Several methods have been devised to prevent cribbing once the behavior has started. However, some ethologists have argued that prevention of the behavior without addressing the causes is not a cure and may result in cribbing being expressed in a modified form, or may interfere with an animal's attempt to adapt to its environment.

===Dietary and management===
It has been shown that feeding cribbing horses an antacid diet can significantly reduce the frequency of the behavior. Current research indicates that the prevention of cribbing and related behavior is based upon management conditions which allow daily free movement and feeding practices that provide higher amounts of roughage and limited amounts of concentrates. A growing body of work suggests that fat and fiber-based diets may also result in calmer patterns of behavior.

One study investigated the effects of providing a feeder that delivered small amounts of concentrate feed when activated by the animal. The feeder increased the feeding time of both cribbers and non-cribbers, however, although the feeder decreased cribbing, it increased again once the feeder was removed.

===Physical devices===
There are a number of traditional devices used to minimize or prevent cribbing and wind-sucking. However, the effectiveness of these methods is arguable since they do not address the underlying causal factors. If the behaviour is stress related, the use of a cribbing collar may be counterproductive because it would not allow the animal to release the stress hormones by performing the behaviour and that cribbing may be beneficial in reducing stress. One method involves the horse wearing a collar-like device that stops a horse from arching and swelling its neck to suck in air. However, one of the only studies of the equipment showed that although wearing such a collar for 24 hours reduced cribbing in six of eight horses, once the collar was removed, cribbing returned to greater levels than before. The authors concluded cribbing has a function and that preventing this by using anti-cribbing collars may compromise the horse's welfare.
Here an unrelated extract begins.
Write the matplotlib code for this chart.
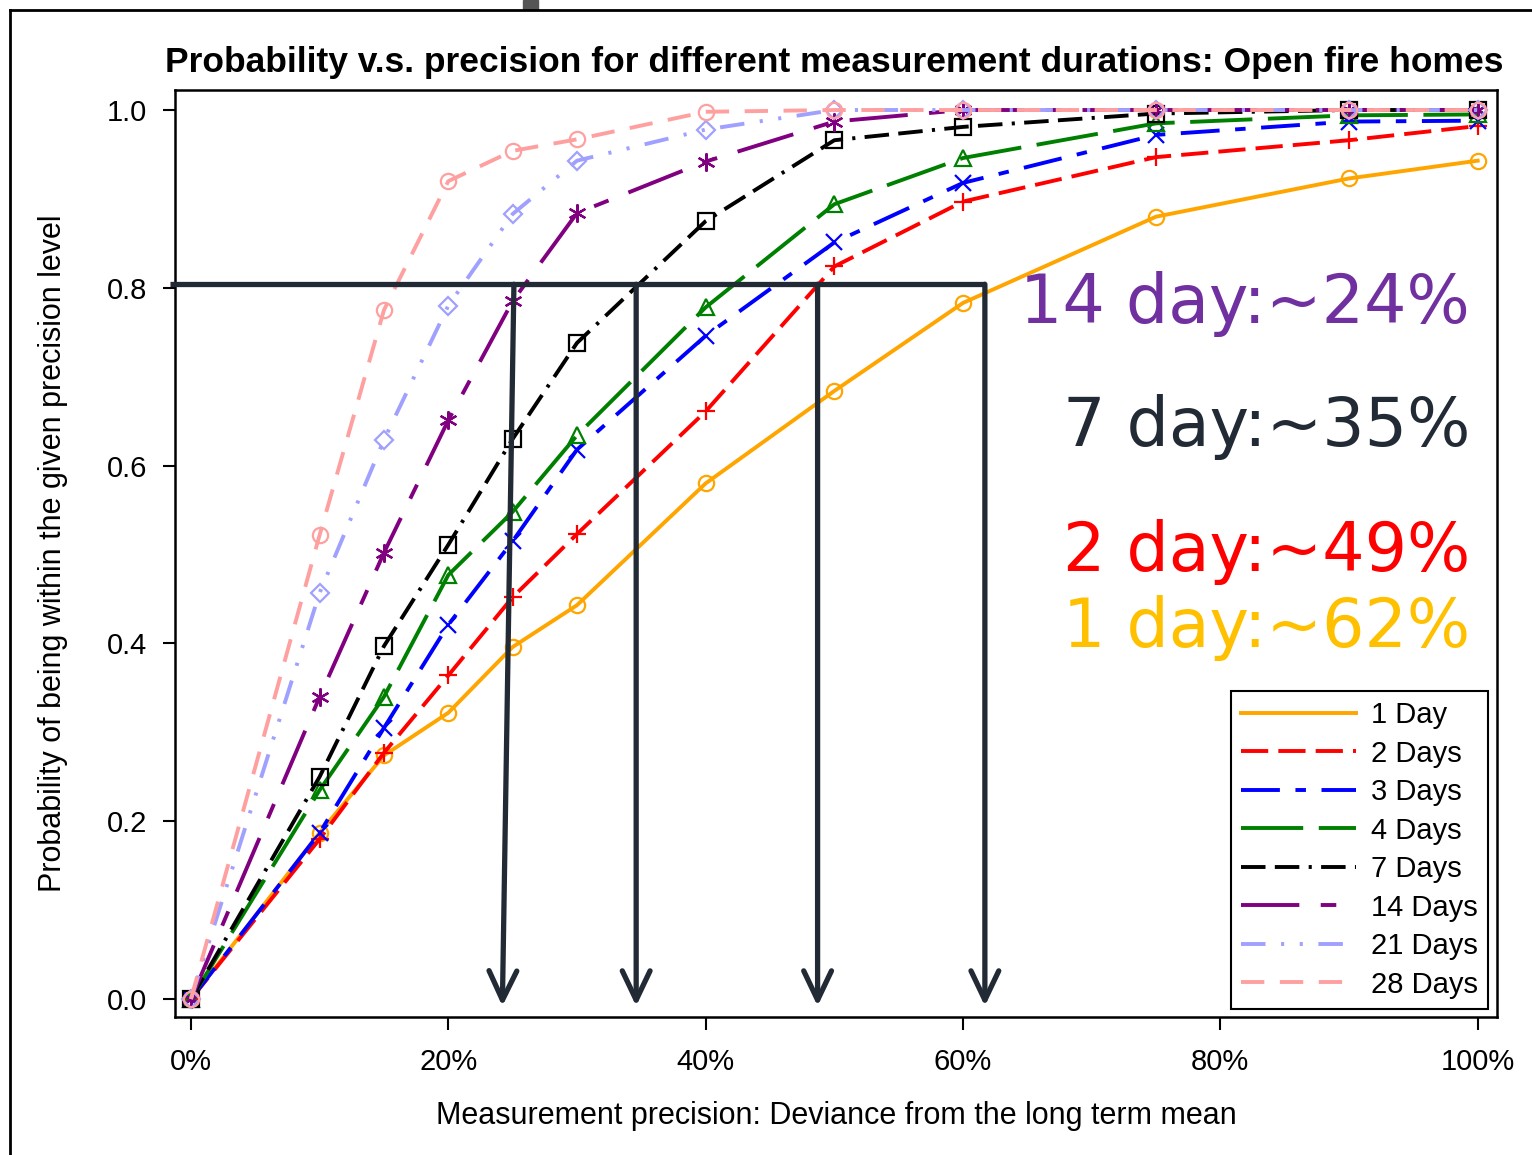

Covering exposed edges with metal or wire or painting surfaces with bitter substances such as carbolineum or a commercial "chew stop" product may reduce chewing-related damage to surfaces, though this does not prevent edges from being gripped by the teeth.

===Surgical and others===
Other methods to prevent cribbing have included surgery, acupuncture, use of pharmaceuticals, operant feeding, and environmental enrichment. However, a study found that the use of pharmaceuticals was expensive, less popular and less effective.

One surgical technique is the modified Forssell's procedure in which muscles and nerves in the ventral neck region are cut as well as some muscle tissue being removed. This makes it more difficult for a horse to contract the larynx and exhibit cribbing. An adaptation of this technique using a laser has proved successful in preventing some cribbers from exhibiting the behavior, although this was less successful in horses which had been cribbers for more than three years prior to the surgery. It has been found that this method was successful in 84.4% of cases. For those that the surgery was not found to be effective, relapse time occurred within six months to two years after the surgery had taken place.